WHAT TO WORK ON: Reproduce the material below line by line, beginning with its first line and ending with the line that contains "const xTickText = ['0', '0.2', '0.4', '0.6', '0.8', '1.0'];"; leave out pictures.

------ STORED DATA

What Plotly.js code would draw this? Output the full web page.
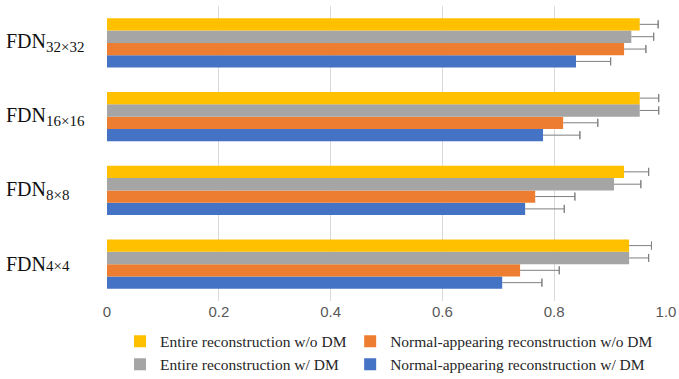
<!DOCTYPE html>
<html>
<head>
<meta charset="utf-8">
<script src="https://cdn.plot.ly/plotly-3.0.1.min.js"></script>
<style>html,body{margin:0;padding:0;background:#fff}#chart{width:679px;height:379px}</style>
</head>
<body>
<div id="chart"></div>
<script>
// Categories from bottom to top
const categories = ['FDN4x4', 'FDN8x8', 'FDN16x16', 'FDN32x32'];
const categoryLabels = [
  'FDN<span style="font-size:15px">4×4</span>',
  'FDN<sub><span style="font-size:15px">8×8</span></sub>',
  'FDN<sub><span style="font-size:15px">16×16</span></sub>',
  'FDN<sub><span style="font-size:15px">32×32</span></sub>'
];

const seriesNames = [
  'Normal-appearing reconstruction w/ DM',
  'Normal-appearing reconstruction w/o DM',
  'Entire reconstruction w/ DM',
  'Entire reconstruction w/o DM'
];
const seriesColors = ['#4472C4', '#ED7D31', '#A5A5A5', '#FFC000'];
const seriesLegend = ['legend2', 'legend2', 'legend', 'legend'];
const legendRanks = [2, 1, 2, 1];

// values (4x4, 8x8, 16x16, 32x32)
const normalWithDM    = [0.707, 0.748, 0.780, 0.839];
const normalWithoutDM = [0.739, 0.766, 0.816, 0.925];
const entireWithDM    = [0.934, 0.907, 0.953, 0.938];
const entireWithoutDM = [0.934, 0.925, 0.953, 0.953];

// positive error (std)
const normalWithDMErr    = [0.071, 0.070, 0.066, 0.062];
const normalWithoutDMErr = [0.070, 0.071, 0.062, 0.039];
const entireWithDMErr    = [0.035, 0.048, 0.034, 0.040];
const entireWithoutDMErr = [0.040, 0.044, 0.034, 0.033];

const xTickVals = [0, 0.2, 0.4, 0.6, 0.8, 1.0];
const xTickText = ['0', '0.2', '0.4', '0.6', '0.8', '1.0'];

const values = [normalWithDM, normalWithoutDM, entireWithDM, entireWithoutDM];
const errors = [normalWithDMErr, normalWithoutDMErr, entireWithDMErr, entireWithoutDMErr];
const errColor = '#7f7f7f';

const traces = [];
values.forEach((v, i) => {
  traces.push({
    type: 'bar', orientation: 'h',
    name: seriesNames[i], y: categories, x: v,
    offsetgroup: 'g' + i, legend: seriesLegend[i], legendrank: legendRanks[i],
    marker: {color: seriesColors[i], line: {width: 0}},
    error_x: {type: 'data', symmetric: false, array: errors[i],
              arrayminus: v.map(() => 0), color: errColor, thickness: 1, width: 0},
    hoverinfo: 'x+name'
  });
});
// caps at the end of the positive error bars
values.forEach((v, i) => {
  traces.push({
    type: 'bar', orientation: 'h', showlegend: false,
    y: categories, x: v.map((d, k) => d + errors[i][k]),
    offsetgroup: 'g' + i,
    marker: {color: 'rgba(0,0,0,0)', line: {width: 0}},
    error_x: {type: 'data', array: v.map(() => 0), color: errColor, thickness: 1, width: 4},
    hoverinfo: 'skip'
  });
});

const annotations = categories.map((c, i) => ({
  xref: 'paper', yref: 'y', x: -0.185, y: c, xanchor: 'left', yanchor: 'middle',
  text: categoryLabels[i], showarrow: false,
  font: {family: 'Liberation Serif, serif', size: 20, color: '#111'}
}));

const legendFont = {family: 'Liberation Serif, serif', size: 15.5, color: '#262626'};

const layout = {
  width: 679, height: 379,
  margin: {l: 107, r: 13, t: 6, b: 78, autoexpand: false},
  paper_bgcolor: '#fff', plot_bgcolor: '#fff',
  barmode: 'group', bargap: 0.33, bargroupgap: 0,
  xaxis: {
    range: [0, 1.0], tickvals: xTickVals, ticktext: xTickText,
    showgrid: true, gridcolor: '#d9d9d9', gridwidth: 1, zeroline: false,
    showline: false, ticks: '',
    tickfont: {family: 'Liberation Sans, Arial, sans-serif', size: 15, color: '#595959'}
  },
  yaxis: {
    type: 'category', categoryorder: 'array', categoryarray: categories,
    showticklabels: false, showgrid: false, zeroline: false, showline: false, ticks: ''
  },
  showlegend: true,
  legend: {
    orientation: 'v', x: 0.0233, xanchor: 'left', y: -0.08, yanchor: 'top',
    traceorder: 'normal', font: legendFont, bgcolor: 'rgba(0,0,0,0)'
  },
  legend2: {
    orientation: 'v', x: 0.435, xanchor: 'left', y: -0.08, yanchor: 'top',
    traceorder: 'normal', font: legendFont, bgcolor: 'rgba(0,0,0,0)'
  },
  annotations: annotations
};

Plotly.newPlot('chart', traces, layout, {displayModeBar: false, staticPlot: true});
</script>
</body>
</html>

------------

SOLUTION TO THIS EXERCISE:
What Plotly.js code would draw this? Output the full web page.
<!DOCTYPE html>
<html>
<head>
<meta charset="utf-8">
<script src="https://cdn.plot.ly/plotly-3.0.1.min.js"></script>
<style>html,body{margin:0;padding:0;background:#fff}#chart{width:679px;height:379px}</style>
</head>
<body>
<div id="chart"></div>
<script>
// Categories from bottom to top
const categories = ['FDN4x4', 'FDN8x8', 'FDN16x16', 'FDN32x32'];
const categoryLabels = [
  'FDN<span style="font-size:15px">4×4</span>',
  'FDN<sub><span style="font-size:15px">8×8</span></sub>',
  'FDN<sub><span style="font-size:15px">16×16</span></sub>',
  'FDN<sub><span style="font-size:15px">32×32</span></sub>'
];

const seriesNames = [
  'Normal-appearing reconstruction w/ DM',
  'Normal-appearing reconstruction w/o DM',
  'Entire reconstruction w/ DM',
  'Entire reconstruction w/o DM'
];
const seriesColors = ['#4472C4', '#ED7D31', '#A5A5A5', '#FFC000'];
const seriesLegend = ['legend2', 'legend2', 'legend', 'legend'];
const legendRanks = [2, 1, 2, 1];

// values (4x4, 8x8, 16x16, 32x32)
const normalWithDM    = [0.707, 0.748, 0.780, 0.839];
const normalWithoutDM = [0.739, 0.766, 0.816, 0.925];
const entireWithDM    = [0.934, 0.907, 0.953, 0.938];
const entireWithoutDM = [0.934, 0.925, 0.953, 0.953];

// positive error (std)
const normalWithDMErr    = [0.071, 0.070, 0.066, 0.062];
const normalWithoutDMErr = [0.070, 0.071, 0.062, 0.039];
const entireWithDMErr    = [0.035, 0.048, 0.034, 0.040];
const entireWithoutDMErr = [0.040, 0.044, 0.034, 0.033];

const xTickVals = [0, 0.2, 0.4, 0.6, 0.8, 1.0];
const xTickText = ['0', '0.2', '0.4', '0.6', '0.8', '1.0'];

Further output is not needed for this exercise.